Catching up with the Past: A Small Contribution to a Long History of Interactive Environments

Michael Fox


This paper documents the evolution of my thinking in the area of interactive architecture over the past 15 years with students and my office. The work is framed within an overview of a long history of work in the area by others. My personal development has taken a number of clear steps in a relatively logical progression.

In summary, the work began with kinetics as a means to facilitate adaptation. Work in this area led to integrating computation as a means of controlling the kinetics. The combination of these two areas led to the use of discrete mechanical assemblies as a systems approach to interaction design, which led to the thinking of control as bottom-up and emergent. Consequently I became fascinated with modular autonomous robotics and the notion that actual architectural space could be made of such systems. This in turn led to the exploration of biomimetics in terms of the processes, which eventually led to the idea that the parts in a system should get smaller to the point that they make up the matter itself.

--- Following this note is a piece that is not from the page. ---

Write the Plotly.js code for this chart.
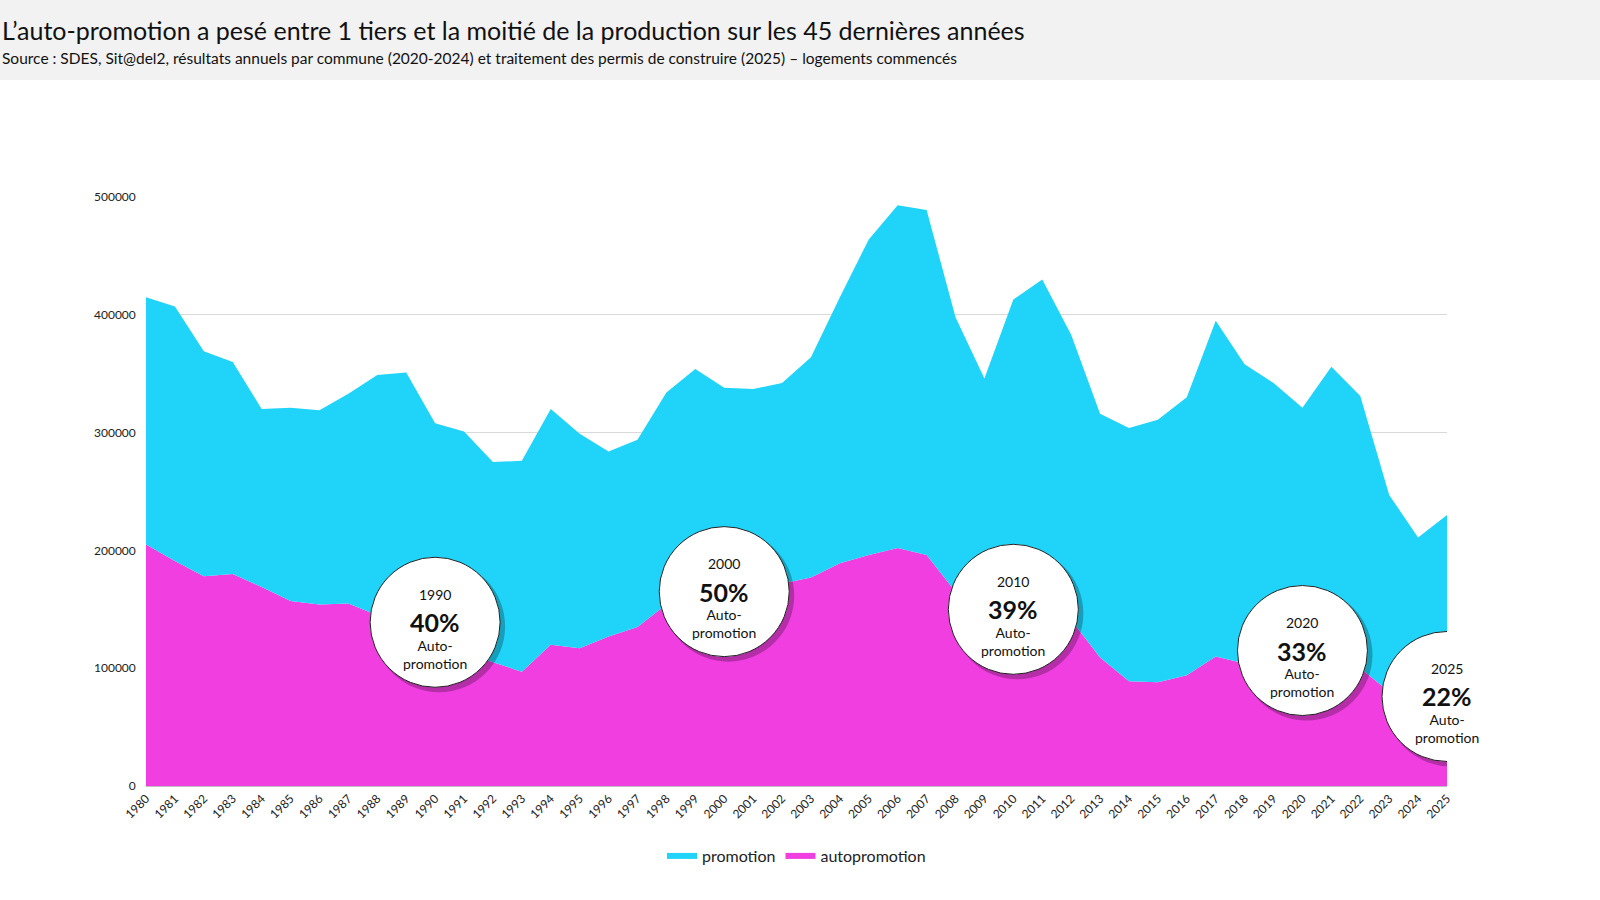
<!DOCTYPE html>
<html>
<head>
<meta charset="utf-8">
<script src="https://cdn.plot.ly/plotly-3.0.1.min.js"></script>
<style>body{margin:0;background:#fff}#chart{width:1600px;height:900px}</style>
</head>
<body>
<div id="chart"></div>
<script>
// Années et logements commencés (lecture approximative du graphique)
var years = [];
for (var y = 1980; y <= 2025; y++) years.push(y);

var autopromotion = [205000,191000,178000,180000,169000,157000,154000,155000,145000,137000,
  123000,115000,105000,97000,120000,117000,127000,135000,154000,165000,
  169000,170000,172000,177000,189000,196000,202000,196000,165000,145000,
  161000,160000,141000,109000,89000,88000,94000,110000,104000,100000,
  106000,110000,100000,80000,55000,51000];

var promotion = [210000,216000,191000,180000,151000,164000,165000,178000,204000,214000,
  185000,186000,170000,179000,200000,182000,157000,159000,180000,189000,
  169000,167000,170000,187000,226000,268000,291000,293000,233000,201000,
  252000,270000,242000,207000,215000,223000,236000,285000,254000,242000,
  215000,246000,231000,167000,156000,179000];

// bulles : année, part, position
var bubbleYear = [1990, 2000, 2010, 2020, 2025];
var bubbleShare = ['40%', '50%', '39%', '33%', '22%'];
var bubbleY = [139000, 165000, 150000, 115000, 76000];

var traces = [
  {x: years, y: autopromotion, name: 'autopromotion', type: 'scatter', mode: 'none',
   stackgroup: 'one', fillcolor: '#f03ee0', line: {width: 0}},
  {x: years, y: promotion, name: 'promotion', type: 'scatter', mode: 'none',
   stackgroup: 'one', fillcolor: '#1fd3f9', line: {width: 0}}
];

var shapes = [{type: 'rect', xref: 'paper', yref: 'paper', x0: -0.2, x1: 1.2,
  y0: (786 - 80) / 589, y1: 2, fillcolor: '#f2f2f2', line: {width: 0}, layer: 'below'}];
var annotations = [
  {xref: 'paper', yref: 'paper', x: -146 / 1301, y: (786 - 30) / 589, xanchor: 'left', yanchor: 'middle',
   text: 'L’auto-promotion a pesé entre 1 tiers et la moitié de la production sur les 45 dernières années',
   showarrow: false, font: {size: 25, color: '#111'}},
  {xref: 'paper', yref: 'paper', x: -146 / 1301, y: (786 - 58) / 589, xanchor: 'left', yanchor: 'middle',
   text: 'Source : SDES, Sit@del2, résultats annuels par commune (2020-2024) et traitement des permis de construire (2025) – logements commencés',
   showarrow: false, font: {size: 15.5, color: '#111'}}
];

bubbleYear.forEach(function (yr, i) {
  shapes.push({type: 'circle', xref: 'x', yref: 'y', xsizemode: 'pixel', ysizemode: 'pixel',
    xanchor: yr, yanchor: bubbleY[i], x0: -62, x1: 70, y0: -70, y1: 62,
    fillcolor: 'rgba(0,0,0,0.25)', line: {width: 0}});
  shapes.push({type: 'circle', xref: 'x', yref: 'y', xsizemode: 'pixel', ysizemode: 'pixel',
    xanchor: yr, yanchor: bubbleY[i], x0: -65, x1: 65, y0: -65, y1: 65,
    fillcolor: '#fff', line: {color: '#222', width: 1}});
  annotations.push({x: yr, y: bubbleY[i], yshift: 28, text: String(yr), showarrow: false,
    font: {size: 14, color: '#111'}});
  annotations.push({x: yr, y: bubbleY[i], yshift: 0, text: '<b>' + bubbleShare[i] + '</b>', showarrow: false,
    font: {size: 25, color: '#111'}});
  annotations.push({x: yr, y: bubbleY[i], yshift: -32, text: 'Auto-<br>promotion', showarrow: false,
    font: {size: 14, color: '#111'}});
});

var layout = {
  width: 1600, height: 900,
  margin: {l: 146, r: 153, t: 197, b: 114},
  paper_bgcolor: '#fff', plot_bgcolor: '#fff',
  font: {family: 'Lato, "Open Sans", sans-serif', color: '#222'},
  showlegend: true,
  legend: {orientation: 'h', x: 0.5, xanchor: 'center', y: -0.09, yanchor: 'top', font: {size: 16}},
  xaxis: {range: [1980, 2025], tickmode: 'array', tickvals: years, ticktext: years.map(String),
    tickangle: -45, tickfont: {size: 12}, showgrid: false, zeroline: false,
    showline: true, linecolor: '#bfbfbf', ticks: ''},
  yaxis: {range: [0, 500000], dtick: 100000, tickformat: 'd', tickfont: {size: 12},
    gridcolor: '#d9d9d9', zeroline: false, ticks: '', ticksuffix: '   '},
  shapes: shapes,
  annotations: annotations
};

Plotly.newPlot('chart', traces, layout, {displayModeBar: false});
</script>
</body>
</html>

The paper concludes with an explanation of how technical advancements in manufacturing, fabrication and computational control will continue to expand the parameters of what is possible in robotics, and consequently influence the scale by which we understand and construct our environments. The future of interactive environments will most certainly involve re-examining the scale by which things operate to the extent that much of the operations happen within the materials themselves. This scaling down is beginning to force a reinterpretation of the mechanical paradigm of adaptation.